I eventually realised that by encouraging me to think, to discuss and to debate, they nurtured my growing interest in all things political, something that would lead first to my political activism and, ultimately, to this blog, my podcasting and continuing discussions.

Still, while I miss being able to discuss things with my parents, I’m grateful to them that I have the passion to talk about political things. Politics is part of who I am; clearly my parents recognised that when I was still quite young. No wonder I miss them.

So, today is my mother’s birthday and I’m talking about the gifts I got from her. That’s because I obviously can’t give her gifts anymore, so my remembering and noting what she gave me is the best I can do.
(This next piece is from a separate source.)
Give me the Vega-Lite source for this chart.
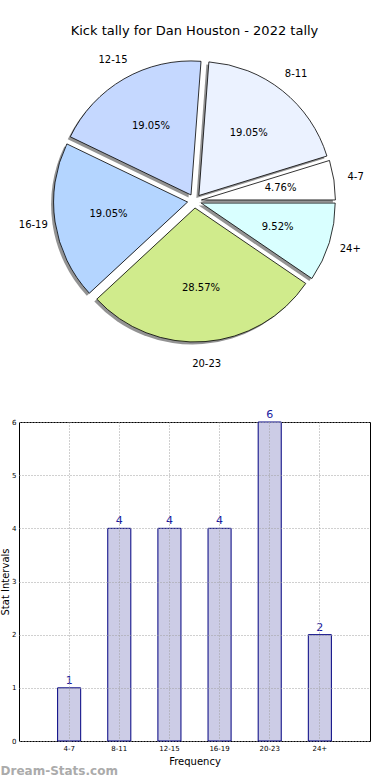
{
  "$schema": "https://vega.github.io/schema/vega-lite/v6.json",
  "padding": {"top": 25, "left": 0, "right": 0, "bottom": 0},
  "background": "white",
  "config": {
    "font": "DejaVu Sans",
    "view": {"stroke": "#000000", "strokeWidth": 1},
    "axis": {"labelColor": "#000", "titleColor": "#000", "labelFont": "DejaVu Sans", "titleFont": "DejaVu Sans"}
  },
  "data": {
    "values": [
      {"range": "4-7", "count": 1, "pct": "4.76%", "idx": 1},
      {"range": "8-11", "count": 4, "pct": "19.05%", "idx": 2},
      {"range": "12-15", "count": 4, "pct": "19.05%", "idx": 3},
      {"range": "16-19", "count": 4, "pct": "19.05%", "idx": 4},
      {"range": "20-23", "count": 6, "pct": "28.57%", "idx": 5},
      {"range": "24+", "count": 2, "pct": "9.52%", "idx": 6}
    ]
  },
  "spacing": 39,
  "vconcat": [
    {
      "width": 351,
      "height": 318,
      "title": {"text": "Kick tally for Dan Houston - 2022 tally", "fontSize": 13, "fontWeight": "normal", "font": "DejaVu Sans", "offset": 4, "color": "#000"},
      "view": {"stroke": null},
      "encoding": {
        "theta": {"field": "count", "type": "quantitative", "stack": true, "scale": {"range": [1.5708, 7.854]}},
        "order": {"field": "idx", "sort": "descending"}
      },
      "layer": [
        {
          "mark": {"type": "arc", "outerRadius": 134, "fill": "#3a3a3a", "opacity": 0.55,
            "xOffset": {"expr": "7*sin(PI/2 + PI*(datum.count_start + datum.count_end)/21) - 2.5"},
            "yOffset": {"expr": "-7*cos(PI/2 + PI*(datum.count_start + datum.count_end)/21) + 2.5"}}
        },
        {
          "mark": {"type": "arc", "outerRadius": 134, "stroke": "#000000", "strokeWidth": 0.8,
            "xOffset": {"expr": "7*sin(PI/2 + PI*(datum.count_start + datum.count_end)/21)"},
            "yOffset": {"expr": "-7*cos(PI/2 + PI*(datum.count_start + datum.count_end)/21)"}},
          "encoding": {
            "color": {"field": "range", "type": "nominal", "legend": null,
              "scale": {"domain": ["4-7", "8-11", "12-15", "16-19", "20-23", "24+"],
                "range": ["#ffffff", "#ebf2ff", "#c5d8ff", "#b4d5ff", "#d0eb8c", "#d9ffff"]}}
          }
        },
        {
          "mark": {"type": "text", "radius": 87, "fontSize": 10, "font": "DejaVu Sans", "color": "#000"},
          "encoding": {"text": {"field": "pct", "type": "nominal"}}
        },
        {
          "mark": {"type": "text", "radius": 163, "fontSize": 10, "font": "DejaVu Sans", "color": "#000"},
          "encoding": {"text": {"field": "range", "type": "nominal"}}
        }
      ]
    },
    {
      "width": 351,
      "height": 319,
      "title": {"text": "Dream-Stats.com", "orient": "bottom", "anchor": "start", "fontSize": 12, "fontWeight": "bold", "color": "#ababab", "offset": 0},
      "encoding": {
        "x": {"field": "range", "type": "nominal", "sort": ["4-7", "8-11", "12-15", "16-19", "20-23", "24+"],
          "scale": {"paddingInner": 0.54, "paddingOuter": 0.77},
          "axis": {"title": "Frequency", "titleFontSize": 10, "titleFontWeight": "normal", "titlePadding": 5,
            "labelFontSize": 7, "labelAngle": 0, "labelPadding": 3, "grid": true, "gridDash": [1, 2], "gridColor": "#a0a0a0",
            "bandPosition": 0.5, "domain": false, "ticks": false, "zindex": 1}},
        "y": {"field": "count", "type": "quantitative", "scale": {"domain": [0, 6]},
          "axis": {"title": "Stat Intervals", "titleFontSize": 10, "titleFontWeight": "normal", "titlePadding": 1,
            "labelFontSize": 7, "labelPadding": 3, "values": [0, 1, 2, 3, 4, 5, 6], "grid": true, "gridDash": [1, 2], "gridColor": "#a0a0a0",
            "domain": false, "ticks": false, "zindex": 1}}
      },
      "layer": [
        {"mark": {"type": "bar", "fill": "#ccccE6", "stroke": "#000080", "strokeWidth": 1}},
        {"mark": {"type": "text", "dy": -7, "color": "#1a1aa0", "fontSize": 11, "font": "DejaVu Sans"},
          "encoding": {"text": {"field": "count", "type": "quantitative"}}}
      ]
    }
  ]
}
So, happy birthday mom—and thanks for the gifts.

2 comments:

Roger Owen Green said...

Very lovely.

I know what you mean about euphemisms, but I'm feeling different about "passed away" since I was present at my mother's death earlier this year. First she was there, then she just passed on to the other side from life.

Arthur Schenck said...

Thank you kindly.

The wording isn't a hard and fast rule with me. In the context you mentioned, I think that wording is MORE accurate than the more plain speech I'd use normally.